Elizabeth - December 20, 2021 3:44 pm
Merry Christmas, Sean & Jamie, and blessings for the New Year!
Karen Snyder - December 20, 2021 3:49 pm
Ahh, another fine rabbit hole you’ve sent me down this morning. When I was a youngster, before artificial trees made their way into our homes, putting up the tree was indeed a process every year. I, too, can see Daddy with the handsaw, whittling off lower branches and, with Mom’s assistance, wresting the tree into the position most likely to obscure the inevitable “hole.” I believe his beer of choice, however, was either Centlivre or Berghoff, from the hometown breweries. Thanks for the memory. Merry Christmas! 🎄
Margaret Jackson - December 20, 2021 4:13 pm
I laughed out loud at the description of your father trying to get the tree in that stand!
My daddy was a mailman, and back in the ’60’s & thru the late ’70’s, he would be finished with his route by about 11:30 each day. He wiuld have a cedar tree picked out for our Christmas tree by Dec. 18th.
On the 18th, he’d have the tree cut and in the stand when we got off the school bus.
Mom would have all the lights on, then my brother and I would put on all the decorations. By the 27th, it was a sad sight, even with me(!) crawling under and watering it every day. Daddy insisted that EVERY strand of tinsel was off the tree before we were thru.
That was a long time ago, but I’m sure there is still a box with that same tinsel in the top of my front bedroom closet.
You and Jamie have a blessed Christmas season. All of my husband’s & my parents are gone, but the first Christmas after their passing was always the most bittersweet.
Jeannine Auth - December 20, 2021 4:17 pm
Oh, I am dying here! Absolutely so on target and funny beyond belief. Thank you for making us laugh when it is much needed in today’s world.
Spence Bilbo - December 20, 2021 4:40 pm
Thanks! That was a wonderful, realistic story. Would loved to have met your dad.

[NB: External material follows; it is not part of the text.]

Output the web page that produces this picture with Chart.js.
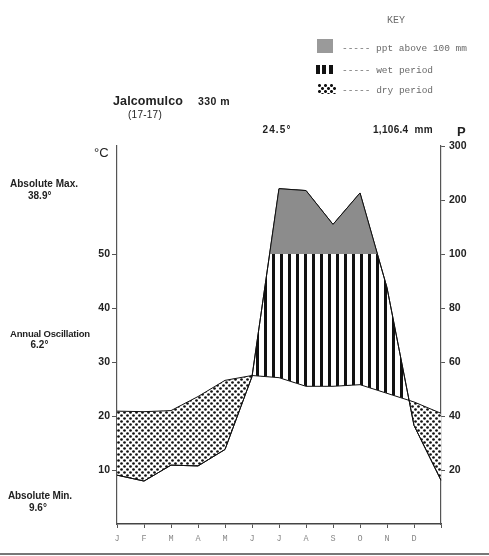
<!DOCTYPE html>
<html><head><meta charset="utf-8">
<script src="https://cdn.jsdelivr.net/npm/chart.js@4.4.1/dist/chart.umd.min.js"></script>
<style>
html,body{margin:0;padding:0;background:#fff;}
#wrap{position:relative;width:489px;height:556px;overflow:hidden;background:#fff;}
canvas{position:absolute;left:0;top:0;}
.t{position:absolute;white-space:nowrap;font-family:"Liberation Sans",Arial,sans-serif;color:#222;line-height:1;}
.b{font-weight:bold;}
.m{font-family:"Liberation Mono","DejaVu Sans Mono",monospace;color:#6a6a6a;}
.ic{position:absolute;}
</style></head>
<body><div id="wrap">
<canvas id="c" width="489" height="556"></canvas>

<div class="t m" style="left:387px;top:16px;font-size:10px;">KEY</div>
<div class="ic" style="left:317px;top:39px;width:16px;height:14px;background:#9a9a9a;"></div>
<div class="t m" style="left:342px;top:43.5px;font-size:9.5px;" data-w="125">----- ppt above 100 mm</div>
<div class="ic" style="left:316px;top:65px;width:17px;height:9px;background:repeating-linear-gradient(90deg,#111 0 4px,transparent 4px 6.5px);"></div>
<div class="t m" style="left:342px;top:65.5px;font-size:9.5px;" data-w="91">----- wet period</div>
<div class="ic" style="left:318px;top:84px;width:18px;height:10px;background-image:radial-gradient(circle at 1.5px 1.5px,#111 1.2px,transparent 1.7px),radial-gradient(circle at 4.5px 4.5px,#111 1.2px,transparent 1.7px);background-size:6px 6px;"></div>
<div class="t m" style="left:342px;top:85.5px;font-size:9.5px;" data-w="91">----- dry period</div>

<div class="t b" style="left:113px;top:94.5px;font-size:12.5px;" data-w="70">Jalcomulco</div>
<div class="t b" style="left:198px;top:96px;font-size:10.5px;" data-w="32">330 m</div>
<div class="t" style="left:128px;top:110px;font-size:10px;" data-w="34">(17-17)</div>

<div class="t b" style="left:262.5px;top:124.5px;font-size:10px;" data-w="29">24.5°</div>
<div class="t b" style="left:373px;top:124.5px;font-size:10px;" data-w="60">1,106.4&nbsp;&nbsp;mm</div>
<div class="t b" style="left:457px;top:125px;font-size:13px;">P</div>
<div class="t" style="left:94px;top:146px;font-size:13px;">°C</div>

<div class="t b" style="left:10px;top:178.5px;font-size:10px;" data-w="68">Absolute Max.</div>
<div class="t b" style="left:28px;top:190.5px;font-size:10px;">38.9°</div>
<div class="t b" style="left:10px;top:328.5px;font-size:9.5px;" data-w="80">Annual Oscillation</div>
<div class="t b" style="left:30.5px;top:340px;font-size:10px;">6.2°</div>
<div class="t b" style="left:8px;top:490.5px;font-size:10px;" data-w="64">Absolute Min.</div>
<div class="t b" style="left:29px;top:503px;font-size:10px;">9.6°</div>

<div style="position:absolute;left:0;top:553px;width:489px;height:2px;background:#777;"></div>
</div>
<script>
// ---- data ----
const months = ['J','F','M','A','M','J','J','A','S','O','N','D',''];
const tempC = [20.9, 20.8, 21.0, 23.6, 26.6, 27.5, 27.1, 25.5, 25.5, 25.8, 24.2, 22.6, 20.5];
const precipMm = [18.1, 15.9, 21.8, 21.5, 27.6, 54.6, 221, 217.5, 154.8, 213, 87.5, 36.5, 16.2];
const tempTicks = [10, 20, 30, 40, 50];
const precipTicks = [20, 40, 60, 80, 100, 200, 300];

// Walter-Lieth scale: 10 °C = 20 mm up to 100 mm, then 10 °C = 100 mm
function precipToScale(p){ return p <= 100 ? p / 2 : 50 + (p - 100) / 10; }
const precipScaled = precipMm.map(precipToScale);

function makeStripes(){
  const c = document.createElement('canvas'); c.width = 8; c.height = 8;
  const g = c.getContext('2d');
  g.fillStyle = '#fff'; g.fillRect(0,0,8,8);
  g.fillStyle = '#111'; g.fillRect(0,0,3,8);
  return g.createPattern(c,'repeat');
}
function makeDots(){
  const c = document.createElement('canvas'); c.width = 6; c.height = 6;
  const g = c.getContext('2d');
  g.fillStyle = '#fff'; g.fillRect(0,0,6,6);
  g.fillStyle = '#111';
  [[1.5,1.5],[4.5,4.5]].forEach(([x,y])=>{ g.beginPath(); g.arc(x,y,1.35,0,Math.PI*2); g.fill(); });
  return g.createPattern(c,'repeat');
}
const stripes = makeStripes();
const dots = makeDots();

Chart.defaults.font.family = '"Liberation Sans", Arial, sans-serif';

new Chart(document.getElementById('c'), {
  type: 'line',
  data: {
    labels: months,
    datasets: [
      { label: 'temperature', data: tempC, borderColor: '#111', borderWidth: 1, pointRadius: 0, tension: 0, fill: false },
      { label: 'ppt above 100 mm', data: precipScaled, borderColor: '#111', borderWidth: 1, pointRadius: 0, tension: 0,
        fill: { target: { value: 50 }, above: '#8c8c8c', below: 'rgba(0,0,0,0)' } },
      { label: 'wet / dry', data: precipScaled, borderColor: '#111', borderWidth: 1, pointRadius: 0, tension: 0,
        fill: { target: 0, above: stripes, below: dots } }
    ]
  },
  options: {
    responsive: false, animation: false, devicePixelRatio: 1,
    layout: { padding: { top: 146, left: 0, right: 0, bottom: 0 } },
    plugins: { legend: { display: false }, tooltip: { enabled: false }, title: { display: false } },
    scales: {
      x: {
        type: 'category', offset: false,
        grid: { drawOnChartArea: false, drawTicks: true, tickLength: 4, color: '#555', offset: false },
        border: { display: true, color: '#444', width: 1.5 },
        ticks: { autoSkip: false, maxRotation: 0, padding: 6, color: '#888',
          font: { family: '"Liberation Mono", monospace', size: 8.5 } },
        afterFit: s => { s.height = 32; }
      },
      y: {
        position: 'left', min: 0, max: 70,
        afterBuildTicks: s => { s.ticks = tempTicks.map(v => ({ value: v })); },
        grid: { drawOnChartArea: false, drawTicks: true, tickLength: 5, color: '#555' },
        border: { display: true, color: '#555', width: 1.2 },
        ticks: { color: '#222', padding: 2, font: { size: 10.5, weight: 'bold' } },
        afterFit: s => { s.width = 117; }
      },
      y2: {
        position: 'right', min: 0, max: 70,
        afterBuildTicks: s => { s.ticks = precipTicks.map(p => ({ value: precipToScale(p) })); },
        grid: { drawOnChartArea: false, drawTicks: true, tickLength: 4, color: '#555' },
        border: { display: true, color: '#555', width: 1.2 },
        ticks: { color: '#222', padding: 4, font: { size: 10.5, weight: 'bold' },
          callback: function(v){ const i = precipTicks.findIndex(p => Math.abs(precipToScale(p) - v) < 1e-6); return i >= 0 ? String(precipTicks[i]) : ''; } },
        afterFit: s => { s.width = 48; }
      }
    }
  }
});

function fitTexts(){
  document.querySelectorAll('[data-w]').forEach(el => {
    el.style.letterSpacing = '0px';
    const w = parseFloat(el.dataset.w);
    const actual = el.getBoundingClientRect().width;
    const n = el.textContent.length;
    if (n > 1) el.style.letterSpacing = ((w - actual) / n).toFixed(2) + 'px';
  });
}
if (document.fonts && document.fonts.ready) document.fonts.ready.then(fitTexts); else fitTexts();
fitTexts();
</script>
</body></html>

Linda Moon - December 20, 2021 5:50 pm
So, after reading your wonderful Anniversary story from yesterday, I’m surprised to read today that Sean & Jamie never bought a Christmas Tree together. This story, though, had a perfect ending after all the commotion: your Daddy’s framed picture beside the tree. I’m looking at my old man’s framed picture right now beside the last postcard he sent. Wonderful life-stories. And, what A Christmas Story from you!
Amanda - December 20, 2021 9:10 pm
In the early 60s my Daddy solved the wobbly tree in the green and red stand easily. He got a hammer and nails and nailed that sucker to the hard wood floor. I believe he was assisted by Jim Beam.

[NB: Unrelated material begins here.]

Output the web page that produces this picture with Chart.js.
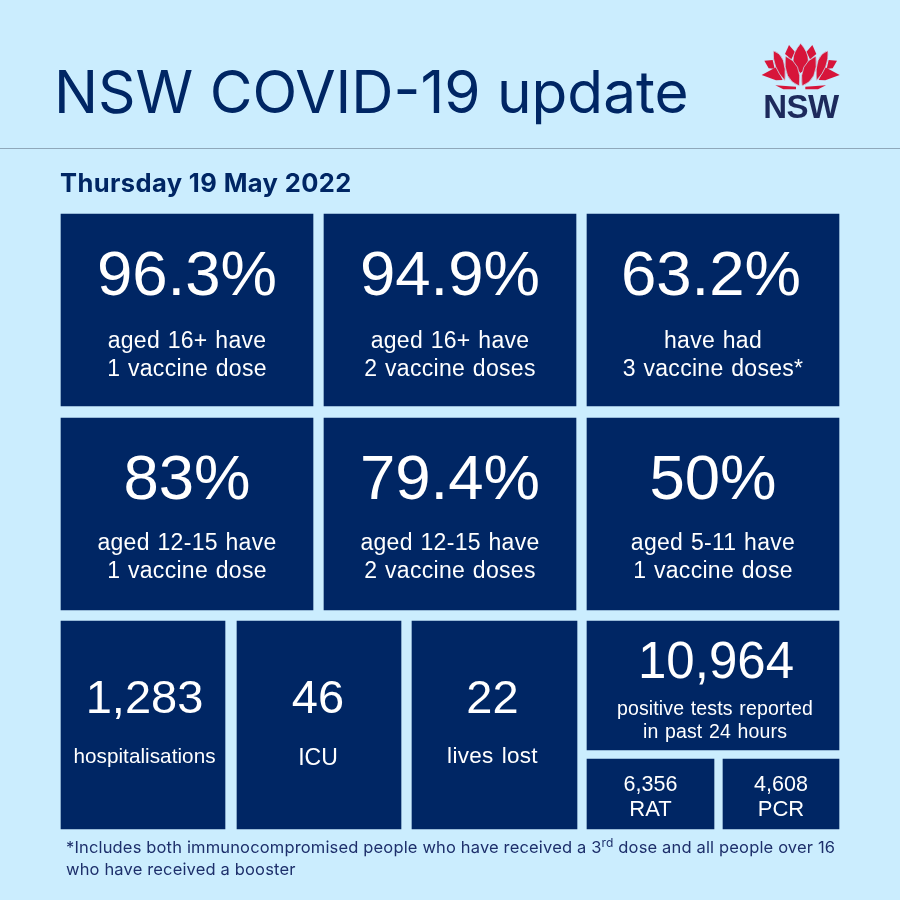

Lynn Carol Owen - December 20, 2021 9:54 pm
Love it. Can picture it like it was in my own living room in the 1950’s. 🎄
Christina - December 20, 2021 10:22 pm
What a tender moment worth beyond $79.99.

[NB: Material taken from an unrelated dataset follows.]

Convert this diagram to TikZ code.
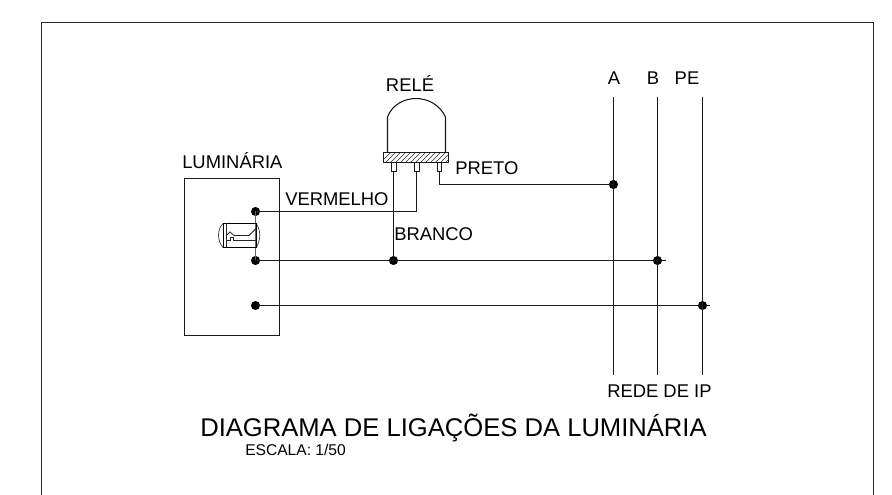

Mary Connelly - December 20, 2021 11:03 pm
Loved the memories in this piece. It brought up so many fond thoughts of Christmas past. I miss the pines trees. Remember when those flocked trees were popular? As a kid I hated those trees because they didn’t smell “like Christmas trees should.” Merry Christmas! Happy New Year! May our memories brighten these days!
Chasity Davis Ritter. - December 21, 2021 3:00 am
Merry Christmas Sean and Jamie. I cried when you said you had your Daddy’s picture by the tree. I’ve had my Dad’s memorial tree up for four Christmases now. His picture is on the very top in a Santa hat and another further down from our last Christmas together. (I’m thankful he suffered my selfies) I sure do miss him too.
J H - December 24, 2021 2:47 am
Yes to all the above only we listened to Bing Crosby White Christmas album. We would go get a cedar tree, which looks much better before decorations are hung. Our kids were raised listening to Bing and my husband & I struggled with the tree stand. Yes, cussing was involved 🙂 Merry Christmas!!
Janet W - December 24, 2021 2:08 pm
I love having you in my email every morning! Your endings to every story are always a surprise. Merry Christmas and thank you for being you.